Wilson thinks selling those stars is key to the league’s success. Finch pitches for Chicago. The Glory drafted Monica Abbott, the USA Collegiate Player of the Year at Tennessee, this season. Abbott, who holds the NCAA record for career strikeouts, is a household name in softball circles. She became better-known by the mainstream during ESPN’s broadcasts of the College World Series.
Abbott currently is with the U.S. National Team but is expected to sign with the Glory when the national team goes to Mason for a practice next week. She should join the team in a few weeks.
The league expects Finch, Abbott and former University of Texas phenom Cat Osterman to boost its marketability to sponsors, fans and the media. The Glory”s last home series, against Rockford Aug. 2 to 5, could serve as a harbinger as Abbott and Osterman are expected to face each other.
So far, the league has been unstable. Only two franchises — New England (Lowell, Mass.) and Akron, Ohio — remain from the six that started in 2004. The changeover continued before this season as Connecticut, Texas and Arizona folded and Rockford and Washington joined. Two new teams, including Arizona, are expected next season.
“It is the right time socially and with the Olympics,” said Glory coach Carie Dever Boaz, a former head college coach at Arkansas who most recently was the pitching coach at Virginia. “The “96 Olympics [when the United States won gold in Atlanta] really helped. Then, more than just the nuts that love it knew about it. It kind of became the female”s version of America”s pastime.”

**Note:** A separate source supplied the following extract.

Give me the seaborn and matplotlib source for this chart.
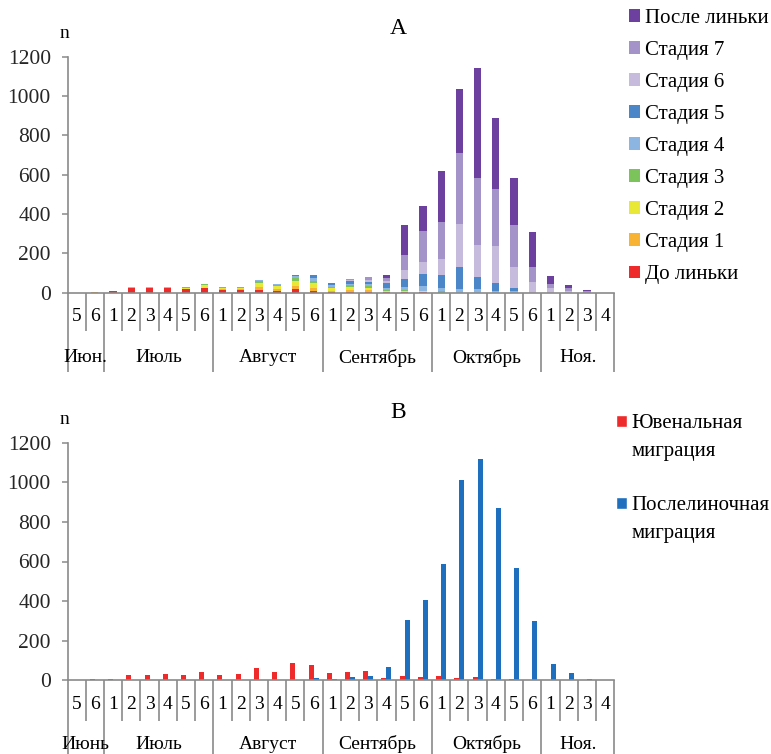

Whether fans will care enough about the sport outside of the Olympics, which will drop softball after the Beijing Games, remains to be seen.
But that was of no concern to the grade-school girls chasing autographs from their heroes after a recent game.

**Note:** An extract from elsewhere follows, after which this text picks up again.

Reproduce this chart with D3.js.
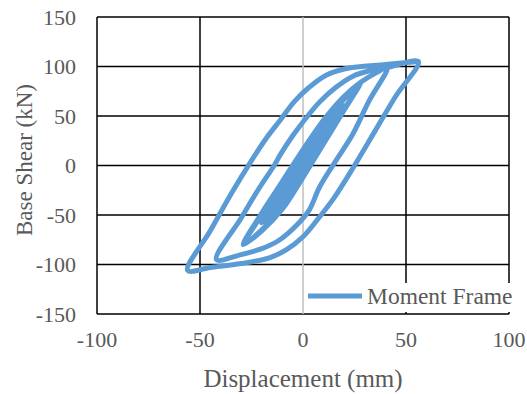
<!DOCTYPE html>
<html>
<head>
<meta charset="utf-8">
<script src="https://cdn.jsdelivr.net/npm/d3@7"></script>
<style>
  body { margin: 0; background: #fff; }
  svg text { font-family: "Liberation Serif", "Times New Roman", serif; fill: #595959; }
</style>
</head>
<body>
<svg id="chart"></svg>
<script>
// hysteresis data: displacement (mm) and base shear (kN)
var displacement = [
    0,
    6, 0, -6, 0,
    6, 0, -6, 0,
    6, 12, 6, 0, -6, -12, -6, 0,
    6, 12, 6, 0, -6, -12, -6, 0,
    10, 20, 10, 0, -10, -20, -10, 0,
    10, 20, 10, 0, -10, -20, -10, 0,
    10, 20, 28, 20, 10, 0, -10, -20, -29, -20, -10, 0,
    10, 20, 28, 20, 10, 0, -10, -20, -29, -20, -10, 0,
    10, 20, 28, 35, 41,
    32, 24, 16, 8, 3, -3, -12, -20, -30, -42,
    -30, -21, -14, -11, -5, 0, 8, 16, 24, 33, 41,
    56,
    45, 35, 25, 15, 8, 0, -8, -16, -30, -45, -56,
    -45, -35, -25, -18, -11, -4, 3, 11, 21, 40, 56
];
var baseShear = [
    0,
    18, 2, -17, -1,
    18, 1, -17, 0,
    18, 36, 20, 2, -15, -34, -18, -2,
    17, 36, 19, 1, -16, -34, -17, -1,
    32, 60, 30, -3, -33, -58, -26, 6,
    36, 61, 28, -5, -35, -58, -24, 8,
    42, 67, 84, 57, 24, -10, -42, -65, -80, -50, -18, 14,
    44, 69, 84, 56, 22, -12, -44, -66, -80, -48, -16, 16,
    46, 70, 84, 93, 99,
    65, 31, 5, -22, -45, -60, -76, -84, -90, -95,
    -53, -22, 0, 11, 30, 44, 64, 79, 90, 96, 99,
    105,
    70, 35, 0, -33, -52, -72, -85, -93, -99, -103, -106,
    -66, -29, 5, 27, 46, 65, 79, 91, 98, 102, 105
];
var xTicks = [-100, -50, 0, 50, 100];
var yTicks = [-150, -100, -50, 0, 50, 100, 150];
var seriesName = "Moment Frame";

var svgWidth = 527, svgHeight = 394;
var plotLeft = 97, plotRight = 509, plotTop = 17, plotBottom = 314;
var lineColor = "#5b9bd5";

var svg = d3.select("#chart")
    .attr("width", svgWidth)
    .attr("height", svgHeight);

var x = d3.scaleLinear().domain([-100, 100]).range([plotLeft, plotRight]);
var y = d3.scaleLinear().domain([-150, 150]).range([plotBottom, plotTop]);

// horizontal gridlines
svg.append("g")
    .selectAll("line")
    .data(yTicks)
    .enter()
    .append("line")
    .attr("x1", plotLeft)
    .attr("x2", plotRight)
    .attr("y1", function(d) { return y(d); })
    .attr("y2", function(d) { return y(d); })
    .attr("stroke", "#000")
    .attr("stroke-width", 1.5);

// vertical gridlines, the zero one is the grey value axis
svg.append("g")
    .selectAll("line")
    .data(xTicks)
    .enter()
    .append("line")
    .attr("x1", function(d) { return x(d); })
    .attr("x2", function(d) { return x(d); })
    .attr("y1", plotTop)
    .attr("y2", plotBottom)
    .attr("stroke", function(d) { return d == 0 ? "#bfbfbf" : "#000"; })
    .attr("stroke-width", 1.5);

// tick labels
svg.append("g")
    .selectAll("text")
    .data(yTicks)
    .enter()
    .append("text")
    .text(function(d) { return d; })
    .attr("x", 76)
    .attr("y", function(d) { return y(d); })
    .attr("dy", "0.35em")
    .attr("text-anchor", "end")
    .attr("font-size", 22);

svg.append("g")
    .selectAll("text")
    .data(xTicks)
    .enter()
    .append("text")
    .text(function(d) { return d; })
    .attr("x", function(d) { return x(d); })
    .attr("y", 347)
    .attr("text-anchor", "middle")
    .attr("font-size", 22);

// axis titles
svg.append("text")
    .text("Displacement (mm)")
    .attr("x", 303)
    .attr("y", 387)
    .attr("text-anchor", "middle")
    .attr("font-size", 25);

svg.append("text")
    .text("Base Shear (kN)")
    .attr("transform", "translate(32,160) rotate(-90)")
    .attr("text-anchor", "middle")
    .attr("font-size", 23);

// the hysteresis curve
var points = displacement.map(function(d, i) { return [d, baseShear[i]]; });
var line = d3.line()
    .x(function(d) { return x(d[0]); })
    .y(function(d) { return y(d[1]); })
    .curve(d3.curveCatmullRom.alpha(0.5));

svg.append("path")
    .datum(points)
    .attr("d", line)
    .attr("fill", "none")
    .attr("stroke", lineColor)
    .attr("stroke-width", 5)
    .attr("stroke-linejoin", "round")
    .attr("stroke-linecap", "round");

// legend
var legend = svg.append("g");
legend.append("rect")
    .attr("x", 305)
    .attr("y", 283)
    .attr("width", 222)
    .attr("height", 29)
    .attr("fill", "#fff");
legend.append("line")
    .attr("x1", 308)
    .attr("x2", 362)
    .attr("y1", 296)
    .attr("y2", 296)
    .attr("stroke", lineColor)
    .attr("stroke-width", 5);
legend.append("text")
    .text(seriesName)
    .attr("x", 367)
    .attr("y", 304)
    .attr("font-size", 23.5);
</script>
</body>
</html>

Pro softball”s past may be checkered and its future unclear, but for the time being, the girls of summer are getting paid to play.
“I didn”t want my career to end,” said Serrano, who finished her college career in 2006 and played for the now-defunct Arizona Heat last season. “This league wasn”t around when I was a freshman. It”s had its ups and downs. It kept folding. It’s amazing this is around now.”